1. Heat the oven up to 180 Celcius.
2. Roast the nuts in oven about 15 minutes and let them cool down. Crunch half of them and leave the other half for decoration.
3. Whip margarin with sugar until fluffy.
4. Add eggs one by one while whipping.
5. Add cinnamon and cardamom (and a few drops of mocha essence). Whip until smooth.
6. Mix flour, grinded almond and baking powder together and add into dough. Whip for a few minutes.
7. Add whipping cream little by little.  
8. Squash the banana and add into dough.
9. Add crushed pecan nuts.
10. Fill cupcake tins half full and bake them for about 15 minutes.

Caramel topping
1. Measure margarin, brown sugar and syrup into pan and heat while mixing until bubbly. Continue mixing for another 2 minutes.
2. Add cream and keep mixing until thick.

Decoration
The topping is very running so use high edged cupcake tins. Decorate cupcakes with nuts (either crunched or whole ones). Pour the topping on top.  

September 9, 2012

Cake pop time!



What a week! Got fever on Monday and it lasted until Wednesday. And the sluggish feeling lasted even longer. So got nothing done, including blog updates.

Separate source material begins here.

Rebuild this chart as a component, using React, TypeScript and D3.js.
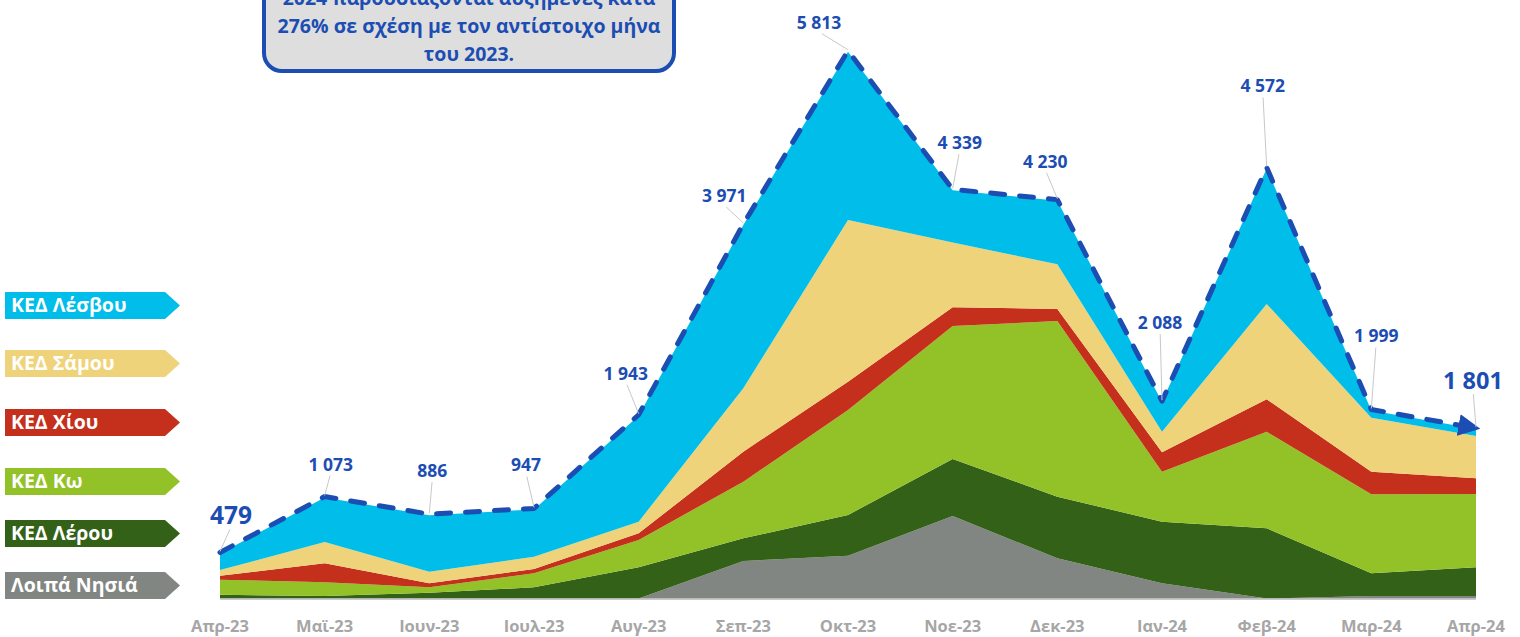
import React from "react";
import * as d3 from "d3";

const months = ["Απρ-23","Μαϊ-23","Ιουν-23","Ιουλ-23","Αυγ-23","Σεπ-23","Οκτ-23","Νοε-23","Δεκ-23","Ιαν-24","Φεβ-24","Μαρ-24","Απρ-24"];
const loipa = [0,0,0,0,0,399,455,877,427,161,0,27,27];
const leros = [40,27,62,119,332,241,433,606,655,656,746,241,305];
const kos = [160,145,57,149,290,602,1116,1414,1868,531,1027,840,779];
const chios = [43,202,43,46,71,319,301,199,128,206,345,240,167];
const samos = [60,226,123,130,124,674,1719,690,475,220,1013,574,450];
const lesvos = [176,473,601,503,1126,1736,1789,553,677,314,1441,77,73];
const totals = [479,1073,886,947,1943,3971,5813,4339,4230,2088,4572,1999,1801];
const seriesNames = ["Λοιπά Νησιά","ΚΕΔ Λέρου","ΚΕΔ Κω","ΚΕΔ Χίου","ΚΕΔ Σάμου","ΚΕΔ Λέσβου"];
const titleLines = ["2024 παρουσιάζονται αυξημένες κατά","276% σε σχέση με τον αντίστοιχο μήνα","του 2023."];

// layout (label offsets relative to point)
const labelOffsets: [number, number][] = [[11,-29],[6,-27],[3,-38],[-8,-38],[-13,-36],[-19,-23],[-29,-23],[7,-41],[-12,-33],[-2,-73],[-4,-76],[5,-68],[-3,-40]];
const colors = ["#828682","#336118","#92c227","#c4301b","#efd37a","#00bde9"];
const keys = ["loipa","leros","kos","chios","samos","lesvos"];

const FONT = "'Open Sans', 'Noto Sans', sans-serif";
const BLUE = "#1c4db2";

export default function App() {
  const W = 1520, H = 637;
  const x = d3.scalePoint<string>().domain(months).range([220, 1476]);
  const y = d3.scaleLinear().domain([0, 6000]).range([598.5, 598.5 - 6000 * 0.09406]);

  const rows = months.map((m, i) => ({
    m, loipa: loipa[i], leros: leros[i], kos: kos[i], chios: chios[i], samos: samos[i], lesvos: lesvos[i],
  }));
  const stack = d3.stack<any>().keys(keys)(rows);
  const area = d3.area<any>()
    .x((d: any) => x(d.data.m) as number)
    .y0((d: any) => y(d[0]))
    .y1((d: any) => y(d[1]));
  const topLine = d3.line<number>()
    .x((_, i) => x(months[i]) as number)
    .y((d) => y(d) - 1);

  const legendTops = [572, 520, 468, 409, 350, 292];

  return (
    <svg width={W} height={H} style={{ position: "absolute", left: 0, top: 0, background: "#fff" }} fontFamily={FONT}>
      <defs>
        <marker id="arr" viewBox="0 0 10 10" refX="8" refY="5" markerWidth="4.4" markerHeight="4.4" orient="auto" markerUnits="strokeWidth">
          <path d="M0,0 L10,5 L0,10 z" fill={BLUE} />
        </marker>
      </defs>
      {stack.map((s, i) => (
        <path key={keys[i]} d={area(s as any) || ""} fill={colors[i]} />
      ))}
      <line x1={220} x2={1476} y1={599} y2={599} stroke="#b8b8b8" strokeWidth={1.5} />
      <path d={topLine(totals) || ""} fill="none" stroke={BLUE} strokeWidth={5} strokeDasharray="14 15" strokeLinecap="round" strokeLinejoin="round" markerEnd="url(#arr)" />
      {totals.map((t, i) => {
        const px = x(months[i]) as number;
        const py = y(t);
        const [dx, dy] = labelOffsets[i];
        const big = i === 0 || i === totals.length - 1;
        const lx = px + dx, ly = py + dy;
        const txt = d3.format(",")(t).replace(",", " ");
        return (
          <g key={"l" + i}>
            <line x1={lx + (px - lx) * 0.1} y1={ly + 5} x2={px} y2={py - 2} stroke="#c8c8c8" strokeWidth={1} />
            <text x={lx} y={ly} textAnchor="middle" fontWeight={700} fontSize={i === 0 ? 24.5 : big ? 23.5 : 17.5} fill={BLUE}>{txt}</text>
          </g>
        );
      })}
      {months.map((m) => (
        <text key={m} x={x(m) as number} y={632} textAnchor="middle" fontWeight={700} fontSize={16.5} fill="#a6a6a6">{m}</text>
      ))}
      {seriesNames.map((n, i) => {
        const t = legendTops[i];
        const h = 27;
        const d = `M5,${t} L165,${t} L180,${t + h / 2} L165,${t + h} L5,${t + h} Z`;
        return (
          <g key={n}>
            <path d={d} fill={colors[i]} />
            <text x={11} y={t + 20} fontWeight={700} fontSize={19.5} fill="#ffffff">{n}</text>
          </g>
        );
      })}
      <rect x={264} y={-30} width={410} height={101} rx={18} fill="#dedede" stroke={BLUE} strokeWidth={4} />
      {titleLines.map((l, i) => (
        <text key={i} x={469} y={5 + i * 28} textAnchor="middle" fontWeight={700} fontSize={19.5} fill={BLUE}>{l}</text>
      ))}
    </svg>
  );
}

Cake pops have been around for a good while, but in case there's someone who hasn't tried to make them yet, I decided to post about them. Hope you get inspired! What is so cool about these cute treats is that only your imagination is on your way when planning the flavour, shape, colors and decoration. I used Valio's mango cake pops recipe, which you can find here. The idea is to 

1. Crumble a ready made cake (150 g), mix it with cream cheese (100 g) and powdered sugar (1 dl) and roll balls.
(I baked the cake myself, but don't think it's worth the trouble. Use basic sugar cake, chocolate cake, tart or whatever you think matches with the cover you're going to use. Mango-flavored cream cheese worked well in this recipe, gets my recommendations!)

2. Dip the balls in topping, whatever you choose it to be.
(I used melted white chocolate (100 g). I coloured the other half with red food colouring, but for some reason it thickened the topping so badly I ended up shaping it on the balls instead of dipping. That made the balls too heavy for the sticks, see the picture below.)

3. Decorate!


I didn't find lollipop sticks to buy, so I used these long grilling sticks. There are many ways to serve cake pops: you can e.g. stick the sticks in sugar or serve them upside down on a plate. Find some nice examples here. Since I used these ridiculously long sticks, I ended up sticking them in a half cut cabbage which I covered with a nice napkin. I added some two-sided tape on the cabbage to keep te napkin in place. Voila!